In Lebanon, a country with the largest proportional Christian community in the Middle East, there is a feeling that for once it might be a good thing that there will be no special treatment for the Christians. Unlike Copts in Egypt, Maronite Christians in Lebanon have historical ties with the West that date back to the French mandate over Lebanon. "I don't think that there will be Muslim-Christian tensions, because this time we are all the same in the eyes of the US, all Arabs, all in the same bag," says Michele Maria, a young Christian from the predominantly Sunni city of Tripoli in northern Lebanon.
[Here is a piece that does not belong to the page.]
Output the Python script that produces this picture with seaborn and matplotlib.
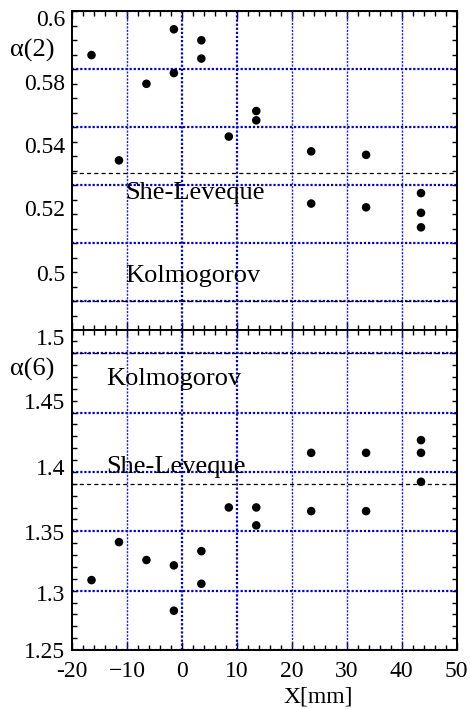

But not everybody's heart is at rest. This month, two churches were attacked and a mosque was set on fire. Graffiti on the mosque's wall read "all Muslims are terrorists". The churches were in towns with a Muslim majority and the mosque in a predominantly Christian town.

Incidents such as these are not unheard of in Lebanon, which suffered through a 15-year civil war, but at a time like this, the incidents are monitored carefully by the government which has already caught one of the church attackers. The Lebanese are taking it with a pinch of salt.

In Furn el Chebbak, a Christian neighborhood of Beirut, the mood is still relaxed. "I don't feel worried but the community as a whole might be worried," says Kamil, 23, sitting in his grocery store. "Even in quiet times, there are parties in Lebanon who try to stir up trouble between Christians and Muslims for personal interests, so what about when there seems to be a war going on between the West and Muslims?"

Christian clerics and Muslim sheikhs have sought to cool down tempers and call for understanding between the country's different communities during this precarious period. But drawing from its unfortunate experience of civil war and sectarian strife, Lebanon also has called on other countries to watch out for sectarian strife. After the Pakistan massacre, Lebanon's Daily Star newspaper's editorial said: "It all sounds very familiar to the Lebanese, and the record here might provide a road map to avoid the same deadly route."